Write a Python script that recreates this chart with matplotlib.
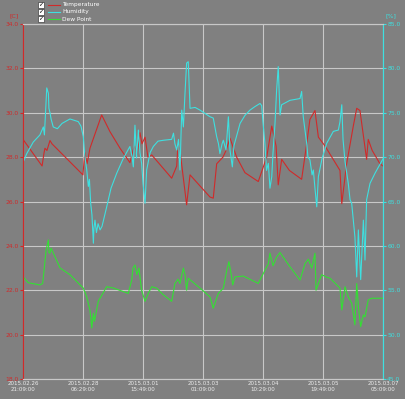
import matplotlib
matplotlib.use("Agg")
import matplotlib.pyplot as plt
from matplotlib.lines import Line2D
from matplotlib.patches import Rectangle

# time axis in hours from 2015.02.26 21:09:00 (200 h span)
tick_hours = [0, 33.33, 66.67, 100, 133.33, 166.67, 200]
tick_labels = ["2015.02.26\n21:09:00", "2015.02.28\n06:29:00", "2015.03.01\n15:49:00",
               "2015.03.03\n01:09:00", "2015.03.04\n10:29:00", "2015.03.05\n19:49:00",
               "2015.03.07\n05:09:00"]

# (hour, value) readings
temperature = [
    (0, 28.8), (10.6, 27.6), (11.7, 28.2), (12.2, 28.4), (13.3, 28.3), (15.0, 28.75),
    (16.1, 28.6), (33.3, 27.2), (33.9, 27.8), (34.4, 28.2), (35.6, 27.7), (37.2, 28.4),
    (43.7, 29.9), (48.3, 29.15), (53.9, 28.4), (59.4, 27.75), (61.1, 28.3), (62.2, 28.5),
    (63.3, 28.1), (65.0, 29.1), (66.1, 28.6), (67.8, 28.9), (69.4, 28.0), (71.5, 28.1),
    (82.6, 27.05), (84.4, 27.4), (85.4, 27.6), (86.1, 28.55), (87.2, 28.3), (90.9, 25.85),
    (92.8, 27.2), (103.9, 26.2), (105.7, 26.15), (107.6, 27.7), (111.1, 28.0),
    (112.8, 28.3), (115.0, 28.85), (118.7, 28.0), (123.3, 27.3), (130.7, 26.9),
    (135.4, 28.0), (138.2, 29.4), (140.6, 28.5), (141.8, 26.75), (143.7, 27.9),
    (148.0, 27.4), (154.8, 27.0), (157.6, 28.6), (159.4, 29.7), (162.2, 30.1),
    (164.1, 28.9), (167.8, 28.5), (176.1, 27.4), (177.1, 25.9), (179.8, 27.7),
    (183.5, 29.4), (185.4, 30.2), (187.2, 30.1), (190.9, 27.9), (191.8, 28.8),
    (194.0, 28.3), (198.3, 27.7), (200, 27.6),
]

humidity = [
    (0, 69.4), (2.1, 70.4), (5.7, 71.7), (9.4, 72.5), (11.3, 73.4), (11.9, 72.5),
    (13.2, 77.8), (14.1, 77.2), (14.4, 75.5), (15.0, 75.0), (15.6, 74.3), (16.8, 73.4),
    (19.1, 73.2), (21.7, 73.8), (26.1, 74.3), (30.7, 74.0), (32.2, 73.5), (33.5, 72.3),
    (34.4, 70.0), (35.4, 68.6), (36.3, 66.7), (36.9, 67.5), (37.6, 64.8), (38.3, 63.5),
    (39.1, 60.3), (39.4, 62.0), (40.0, 62.9), (40.8, 61.5), (41.7, 62.5), (42.8, 61.8),
    (43.9, 62.2), (46.5, 64.4), (48.9, 66.5), (52.1, 68.2), (55.6, 69.8), (59.4, 71.2),
    (60.6, 70.0), (61.3, 68.9), (62.2, 73.6), (63.1, 69.9), (64.1, 73.05), (65.0, 70.5),
    (65.9, 69.3), (66.7, 67.0), (67.8, 64.8), (68.7, 68.55), (70.6, 70.5), (72.4, 71.2),
    (75.0, 71.8), (78.0, 71.9), (82.6, 72.0), (83.6, 72.7), (84.4, 71.5), (85.4, 70.8),
    (86.4, 72.0), (87.2, 68.55), (88.2, 75.3), (89.1, 73.4), (90.0, 77.2), (90.9, 80.6),
    (91.8, 80.75), (92.8, 75.5), (95.6, 75.6), (98.3, 75.3), (103.9, 74.55),
    (105.7, 74.4), (107.6, 72.3), (108.6, 71.5), (109.4, 70.4), (110.6, 71.5),
    (111.3, 71.9), (112.8, 70.8), (114.1, 74.55), (115.0, 70.8), (116.3, 68.9),
    (117.2, 71.3), (120.6, 73.8), (123.3, 74.7), (126.1, 75.3), (128.9, 75.7),
    (131.7, 76.05), (132.6, 75.8), (133.3, 74.0), (134.4, 71.55), (135.3, 68.5),
    (136.3, 69.3), (137.2, 66.5), (138.2, 67.8), (138.9, 70.5), (140.0, 73.8),
    (140.9, 77.55), (141.8, 80.2), (142.8, 74.75), (143.7, 75.9), (148.3, 76.4),
    (153.9, 76.6), (154.8, 77.4), (155.7, 74.55), (157.6, 71.55), (158.3, 70.0),
    (159.4, 69.7), (160.6, 68.0), (161.3, 68.55), (162.2, 66.5), (163.2, 64.4),
    (164.1, 67.8), (166.1, 69.8), (168.7, 71.55), (172.4, 72.9), (175.2, 73.05),
    (176.1, 74.0), (177.1, 75.9), (177.8, 72.0), (178.9, 69.5), (180.7, 67.05),
    (181.7, 65.2), (182.6, 64.8), (183.5, 62.9), (184.4, 61.0), (185.4, 56.5),
    (186.3, 61.8), (187.6, 56.2), (189.1, 62.9), (190.0, 58.4), (190.9, 65.2),
    (192.8, 67.05), (195.6, 68.2), (200, 69.8),
]

dew_point = [
    (0, 22.61), (2.9, 22.34), (9.4, 22.24), (10.9, 22.3), (11.7, 22.9), (12.8, 23.8),
    (14.1, 24.27), (14.4, 23.7), (15.0, 23.67), (15.6, 23.9), (20.6, 23.0), (26.1, 22.7),
    (31.7, 22.24), (33.5, 22.1), (35.4, 21.7), (37.2, 21.1), (38.2, 20.3), (39.1, 20.96),
    (39.7, 20.6), (41.8, 21.5), (46.5, 22.16), (50.2, 22.1), (58.5, 21.86), (60.4, 22.46),
    (61.1, 23.0), (62.2, 23.14), (63.3, 22.7), (64.4, 23.0), (65.9, 22.0), (67.8, 21.5),
    (69.6, 21.86), (71.5, 22.16), (74.3, 22.09), (77.9, 21.8), (82.6, 21.5), (84.4, 22.3),
    (86.1, 22.5), (87.2, 22.3), (89.1, 23.0), (90.0, 22.7), (90.9, 22.0), (91.8, 22.54),
    (98.3, 22.1), (103.9, 21.7), (105.7, 21.19), (108.5, 21.86), (111.3, 22.09),
    (113.2, 22.9), (114.4, 23.29), (115.5, 22.8), (116.5, 22.24), (117.8, 22.6),
    (122.4, 22.64), (130.7, 22.31), (136.3, 23.2), (137.2, 23.67), (138.9, 23.1),
    (140.9, 23.5), (142.8, 23.7), (148.3, 23.06), (153.9, 22.46), (156.7, 23.2),
    (158.5, 23.4), (160.4, 23.0), (162.2, 23.67), (162.8, 22.0), (164.1, 22.3),
    (165.9, 22.7), (168.7, 22.59), (170.6, 22.54), (176.1, 22.1), (177.1, 21.11),
    (178.9, 22.16), (180.7, 21.7), (182.6, 21.41), (184.4, 20.44), (185.4, 22.3),
    (186.4, 21.2), (187.6, 20.36), (189.1, 20.89), (190.0, 20.8), (191.8, 21.56),
    (193.7, 21.64), (200, 21.64),
]

RED = "#d02a2a"
CYAN = "#3ee0e0"
GREEN = "#33e033"
BG = "#808080"
GRID = "#c8c8c8"

fig = plt.figure(figsize=(4.05, 3.99), dpi=100)
fig.patch.set_facecolor(BG)
ax = fig.add_axes([23 / 405, 20 / 399, 360 / 405, 355 / 399])
ax.set_facecolor(BG)
ax2 = ax.twinx()

t_h, t_v = zip(*temperature)
h_h, h_v = zip(*humidity)
d_h, d_v = zip(*dew_point)
ax.plot(t_h, t_v, color=RED, lw=0.8)
ax.plot(d_h, d_v, color=GREEN, lw=0.8)
ax2.plot(h_h, h_v, color=CYAN, lw=0.8)

ax.set_xlim(0, 200)
ax.set_ylim(18, 34)
ax2.set_ylim(45, 85)
ax.set_yticks([18, 20, 22, 24, 26, 28, 30, 32, 34])
ax2.set_yticks([45, 50, 55, 60, 65, 70, 75, 80, 85])
ax.yaxis.set_major_formatter(plt.FormatStrFormatter("%.1f"))
ax2.yaxis.set_major_formatter(plt.FormatStrFormatter("%.1f"))
ax.set_xticks(tick_hours)
ax.set_xticklabels(tick_labels, linespacing=1.15)
ax.grid(True, color=GRID, lw=0.8)
ax.set_axisbelow(True)

ax.tick_params(axis="y", colors=RED, labelsize=4.3, length=2.5, width=0.8, pad=0.5)
ax2.tick_params(axis="y", colors=CYAN, labelsize=4.3, length=2.5, width=0.8, pad=0.5)
ax.tick_params(axis="x", colors=GRID, labelcolor="#ececec", labelsize=4.0, length=0, pad=1.5)

for a in (ax, ax2):
    a.spines["top"].set_color(GRID)
    a.spines["bottom"].set_color(GRID)
    a.spines["left"].set_color(RED)
    a.spines["right"].set_color(CYAN)

fig.text(14 / 405, 1 - 16 / 399, "[C]", color=RED, fontsize=4.5, ha="center", va="center")
fig.text(391 / 405, 1 - 16 / 399, "[%]", color=CYAN, fontsize=4.5, ha="center", va="center")

# legend with check boxes
names = ["Temperature", "Humidity", "Dew Point"]
colors = [RED, CYAN, GREEN]
for i, (name, c) in enumerate(zip(names, colors)):
    yc = 4.5 + 7.3 * i
    fig.patches.append(Rectangle((38 / 405, 1 - (yc + 3) / 399), 6 / 405, 6 / 399,
                                 transform=fig.transFigure, facecolor="white",
                                 edgecolor="#404040", lw=0.5))
    fig.text(41 / 405, 1 - yc / 399, "\u2713", color="black", fontsize=4.5,
             ha="center", va="center", fontweight="bold")
    fig.lines.append(Line2D([48 / 405, 60 / 405], [1 - yc / 399, 1 - yc / 399],
                            transform=fig.transFigure, color=c, lw=0.8))
    fig.text(62 / 405, 1 - yc / 399, name, color="white", fontsize=4.2, va="center")

fig.savefig("out.png", dpi=100, facecolor=BG)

------------------------------

▸ **WHAT YOU NEED TO DO**
Write out each line of the listing above, exactly, from its first line to the line holding "from matplotlib.patches import Rectangle", inclusive. Skip the pictures.

▸ **FULL ANSWER**
Write a Python script that recreates this chart with matplotlib.
import matplotlib
matplotlib.use("Agg")
import matplotlib.pyplot as plt
from matplotlib.lines import Line2D
from matplotlib.patches import Rectangle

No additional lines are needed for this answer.